This statement comes in the wake of revelations about the AI research lab EleutherAI, which had controversially harvested subtitles from YouTube videos without creators’ consent, along with data from Wikipedia, the English Parliament, and Enron staff emails. This collected information was compiled into a dataset known as “the Pile.”
EleutherAI aimed to democratize AI development by lowering the entry barriers for those outside the Big Tech sphere. Despite these noble intentions, the methods used to collect data have sparked ethical concerns. Major companies, including Nvidia, Salesforce, and Apple, have utilized the Pile for various AI training projects.
Apple’s Position on the Use of the Pile
Apple has clarified that while it did use the Pile, this dataset was not employed in training Apple Intelligence. Instead, Apple used the Pile to train its open-source OpenELM models, which were released in April. AppleInsider has confirmed that OpenELM models are not utilized in any of Apple’s AI or machine learning features. The purpose of OpenELM was to contribute to the research community, and Apple has stated there are no plans to integrate OpenELM into Apple Intelligence or develop new versions of the model.

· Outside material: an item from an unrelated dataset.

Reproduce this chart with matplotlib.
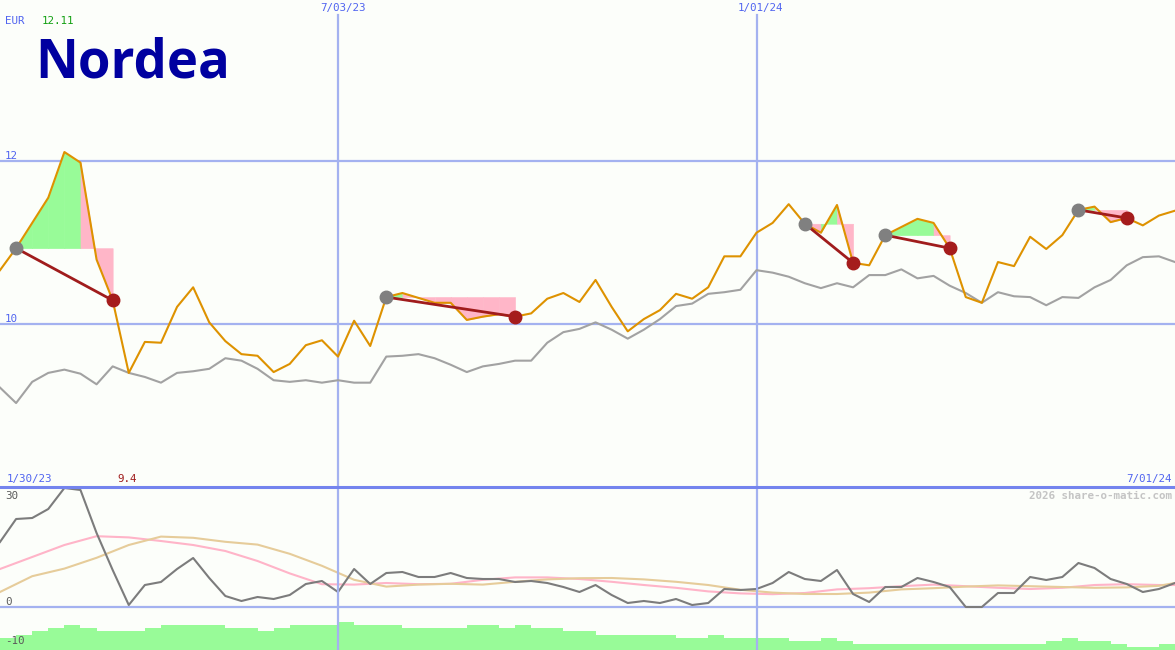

Apple has consistently emphasized its commitment to ethical sourcing for its AI projects. The company has invested millions in securing content from publishers and has licensed images from professional photo libraries to ensure the ethical training of its AI systems. This approach underscores Apple’s dedication to maintaining high ethical standards in its technological advancements.
Apple’s response to the controversy surrounding EleutherAI’s data harvesting reinforces its stance on ethical AI development. By distinguishing the use of the Pile for OpenELM from Apple Intelligence, Apple aims to reassure users and stakeholders of its commitment to integrity and ethical practices in AI research and development.